E questo è il punto: è responsabilità di chi è poco numeroso (poco voluminoso) o di chi lo è troppo, se si verificano degli spostamenti?

Occorre chiedersi se non sia il mondo occidentale anzitutto a suicidare se stesso e a contraddire i suoi principi, seguendo i nuovi idoli della vanità, dell'egocentrismo, dell'individualismo, della ricerca della massima soddisfazione del singolo attraverso l'acquisizione compulsiva di beni, poteri, piaceri... elementi questi che messi insieme danno un solo risultato: lo sviamento dalle leggi naturali che presiedono alla prosecuzione della specie... un'impotenza generandi frutto di una neo-cultura che deforma la realtà umana, dove la maggior ricchezza e varietà di vita diventano un freno anzichè un incentivo alla continuazione.

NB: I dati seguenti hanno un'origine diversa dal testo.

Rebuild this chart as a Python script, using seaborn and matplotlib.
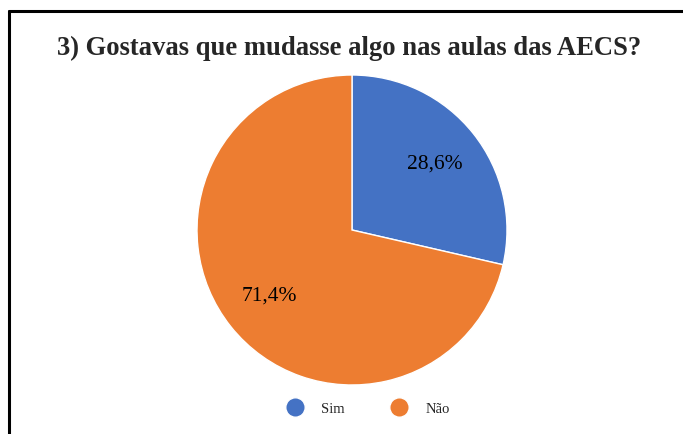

Dall'altra parte, lo sappiamo, c'è chi ancora non è preda di questo sistema, di questa ingannevole e luccicante società del consumo... lì la vita segue ancora ritmi semplici e misurati, lì avere un figlio non è un onere supplementare insostenibile, un qualcosa che distrae da altri e preminenti scopi, non l'aggiunta di un «corpo estraneo» da inserire in un'esistenza da dedicare all'esaltazione di se stessi... no, non è così.

E allora.... dobbiamo pensare, proprio traendo spunto dal gesto di un folle, se l'atteggiamento giusto verso il dilemma dell'immigrazione non sia né quello del rifiuto, né quello dell'accoglienza, ma piuttosto quello che mira al cambiamento di noi stessi, di quel che siamo diventati, con un occhio rivolto a ciò che dovremmo tornare a essere.